■ Extracted information ■

■ ■ ■ ■ ■ ■ ■

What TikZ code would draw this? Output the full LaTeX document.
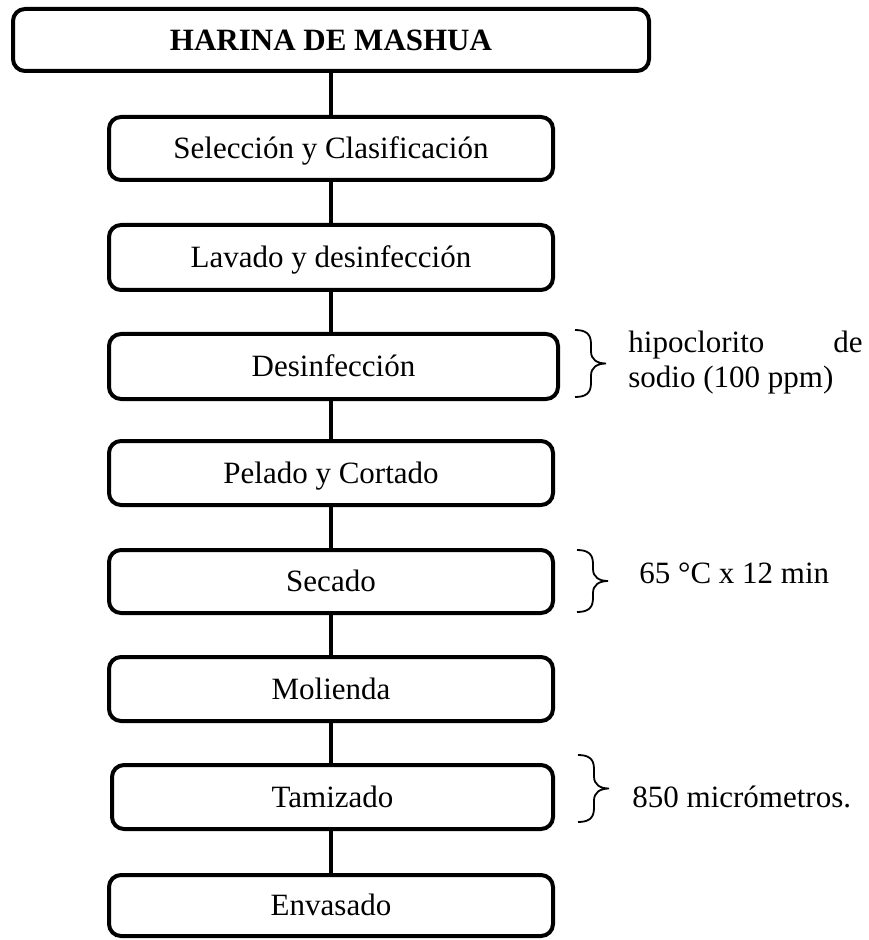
\documentclass[tikz,border=0pt]{standalone}
\usepackage{fontspec}
\setmainfont{Liberation Serif}
\usetikzlibrary{positioning}

% Curly brace opening to the right: x of the left tips, top y, bottom y
\newcommand{\sidebrace}[3]{%
  \draw[bracestyle] (#1,#2)
    .. controls (#1+11,#2) and (#1+16,#2+4) .. (#1+16,#2+14)
    -- (#1+16,{(#2+#3)/2-12})
    .. controls (#1+16,{(#2+#3)/2-4}) and (#1+22,{(#2+#3)/2}) .. (#1+31,{(#2+#3)/2})
    .. controls (#1+22,{(#2+#3)/2}) and (#1+16,{(#2+#3)/2+4}) .. (#1+16,{(#2+#3)/2+12})
    -- (#1+16,#3-14)
    .. controls (#1+16,#3-4) and (#1+11,#3) .. (#1,#3);}

\tikzset{
  txt/.style={font=\fontsize{15.5pt}{17pt}\selectfont},
  stepbox/.style={txt, draw, line width=2pt, rounded corners=6pt,
    minimum width=222pt, inner sep=0pt, text height=10.2pt, text depth=0pt},
  link/.style={line width=1.6pt},
  bracestyle/.style={line width=0.9pt},
  note/.style={txt, anchor=base west, inner sep=0pt},
}

\begin{document}
\begin{tikzpicture}[x=0.5pt, y=-0.5pt]
  \useasboundingbox (0,0) rectangle (868,940);

  % process steps
  \node[stepbox, minimum width=318pt, minimum height=31pt, font=\fontsize{15.5pt}{17pt}\selectfont\bfseries]
    (title) at (331,40) {HARINA DE MASHUA};
  \node[stepbox, minimum height=31.5pt] (b1) at (331,148.5) {Selección y Clasificación};
  \node[stepbox, minimum height=32.5pt] (b2) at (331,257.5) {Lavado y desinfección};
  \node[stepbox, minimum height=32.5pt, minimum width=224.5pt] (b3) at (333.5,366.5) {Desinfección};
  \node[stepbox, minimum height=32pt] (b4) at (331,473) {Pelado y Cortado};
  \node[stepbox, minimum height=31.5pt] (b5) at (331,581.5) {Secado};
  \node[stepbox, minimum height=32pt] (b6) at (331,689) {Molienda};
  \node[stepbox, minimum height=32pt, minimum width=220.5pt] (b7) at (332.5,797) {Tamizado};
  \node[stepbox, minimum height=30.5pt] (b8) at (331,905.5) {Envasado};

  % vertical links between steps
  \foreach \a/\b in {title/b1, b1/b2, b2/b3, b3/b4, b4/b5, b5/b6, b6/b7, b7/b8}
    \draw[link] (b1.center |- \a.south) -- (b1.center |- \b.north);

  % process conditions
  \sidebrace{575}{330}{397}
  \node[note] (n1a) at (628,353) {hipoclorito};
  \node[note, anchor=base east] (n1b) at (863,353) {de};
  \node[note] (n1c) at (628,387) {sodio (100 ppm)};

  \sidebrace{577}{550}{612}
  \node[note] (n2) at (639,583) {65 °C x 12 min};

  \sidebrace{578}{755}{822}
  \node[note] (n3) at (632,807) {850 micrómetros.};
\end{tikzpicture}
\end{document}
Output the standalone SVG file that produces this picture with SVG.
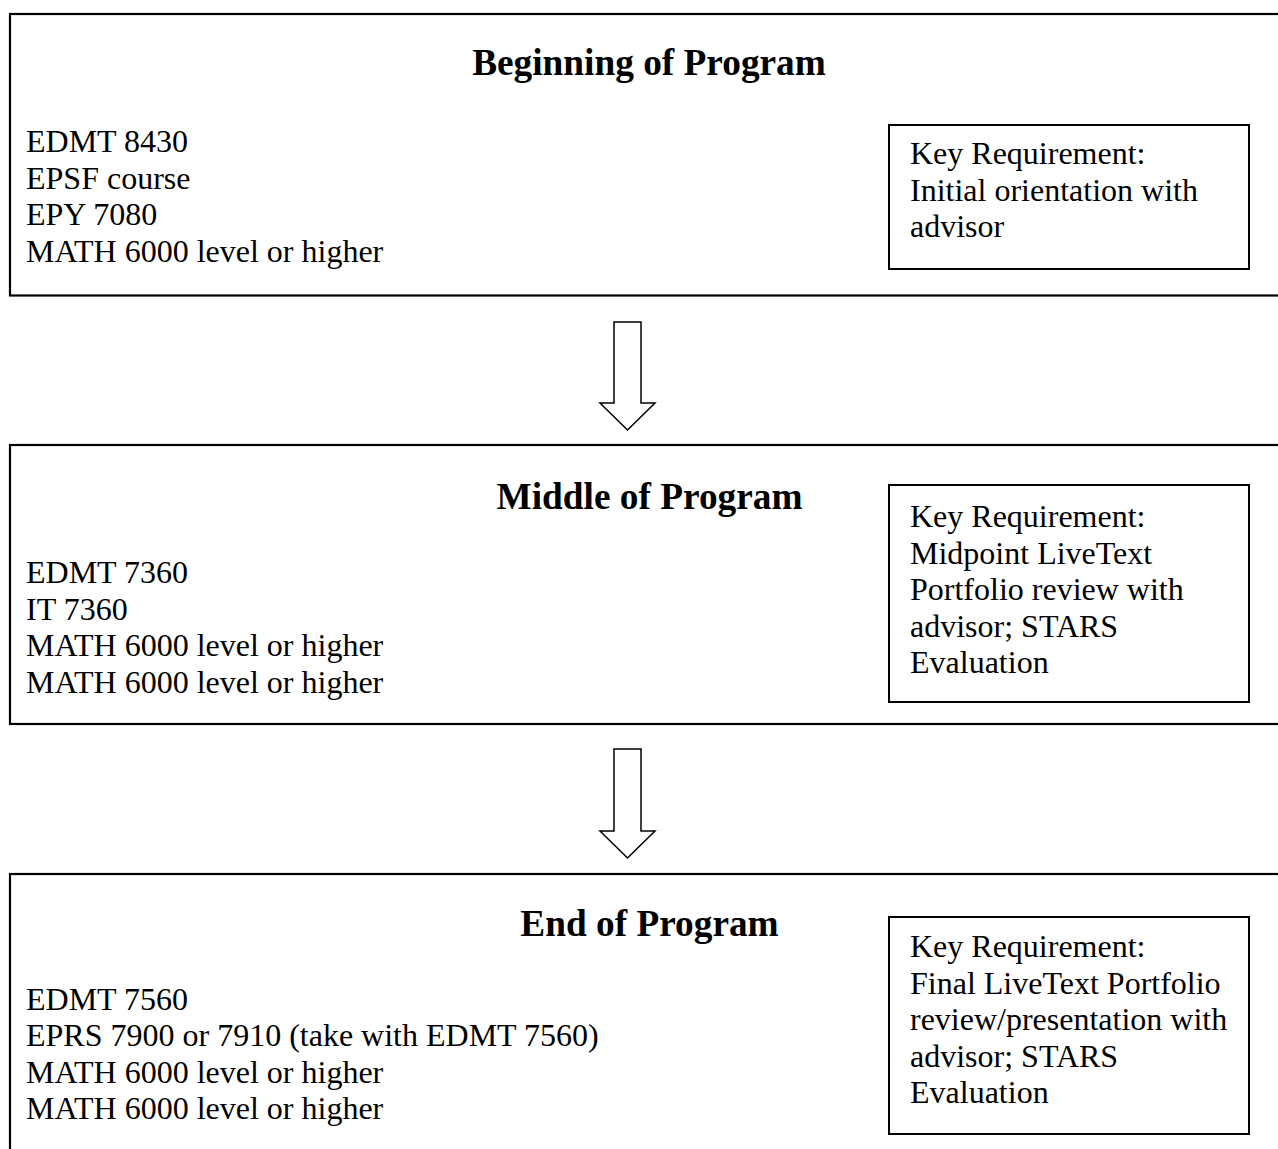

■ ■ ■ ■ ■ ■ ■

■ Exercise task ■
Every entry above needs to be retyped exactly; drop the pictures.

■ Response for this exercise ■
What TikZ code would draw this? Output the full LaTeX document.
\documentclass[tikz,border=0pt]{standalone}
\usepackage{fontspec}
\setmainfont{Liberation Serif}
\usetikzlibrary{positioning}

% Curly brace opening to the right: x of the left tips, top y, bottom y
\newcommand{\sidebrace}[3]{%
  \draw[bracestyle] (#1,#2)
    .. controls (#1+11,#2) and (#1+16,#2+4) .. (#1+16,#2+14)
    -- (#1+16,{(#2+#3)/2-12})
    .. controls (#1+16,{(#2+#3)/2-4}) and (#1+22,{(#2+#3)/2}) .. (#1+31,{(#2+#3)/2})
    .. controls (#1+22,{(#2+#3)/2}) and (#1+16,{(#2+#3)/2+4}) .. (#1+16,{(#2+#3)/2+12})
    -- (#1+16,#3-14)
    .. controls (#1+16,#3-4) and (#1+11,#3) .. (#1,#3);}

\tikzset{
  txt/.style={font=\fontsize{15.5pt}{17pt}\selectfont},
  stepbox/.style={txt, draw, line width=2pt, rounded corners=6pt,
    minimum width=222pt, inner sep=0pt, text height=10.2pt, text depth=0pt},
  link/.style={line width=1.6pt},
  bracestyle/.style={line width=0.9pt},
  note/.style={txt, anchor=base west, inner sep=0pt},
}

\begin{document}
\begin{tikzpicture}[x=0.5pt, y=-0.5pt]
  \useasboundingbox (0,0) rectangle (868,940);

  % process steps
  \node[stepbox, minimum width=318pt, minimum height=31pt, font=\fontsize{15.5pt}{17pt}\selectfont\bfseries]
    (title) at (331,40) {HARINA DE MASHUA};
  \node[stepbox, minimum height=31.5pt] (b1) at (331,148.5) {Selección y Clasificación};
  \node[stepbox, minimum height=32.5pt] (b2) at (331,257.5) {Lavado y desinfección};
  \node[stepbox, minimum height=32.5pt, minimum width=224.5pt] (b3) at (333.5,366.5) {Desinfección};
  \node[stepbox, minimum height=32pt] (b4) at (331,473) {Pelado y Cortado};
  \node[stepbox, minimum height=31.5pt] (b5) at (331,581.5) {Secado};
  \node[stepbox, minimum height=32pt] (b6) at (331,689) {Molienda};
  \node[stepbox, minimum height=32pt, minimum width=220.5pt] (b7) at (332.5,797) {Tamizado};
  \node[stepbox, minimum height=30.5pt] (b8) at (331,905.5) {Envasado};

  % vertical links between steps
  \foreach \a/\b in {title/b1, b1/b2, b2/b3, b3/b4, b4/b5, b5/b6, b6/b7, b7/b8}
    \draw[link] (b1.center |- \a.south) -- (b1.center |- \b.north);

  % process conditions
  \sidebrace{575}{330}{397}
  \node[note] (n1a) at (628,353) {hipoclorito};
  \node[note, anchor=base east] (n1b) at (863,353) {de};
  \node[note] (n1c) at (628,387) {sodio (100 ppm)};

  \sidebrace{577}{550}{612}
  \node[note] (n2) at (639,583) {65 °C x 12 min};

  \sidebrace{578}{755}{822}
  \node[note] (n3) at (632,807) {850 micrómetros.};
\end{tikzpicture}
\end{document}
Output the standalone SVG file that produces this picture with SVG.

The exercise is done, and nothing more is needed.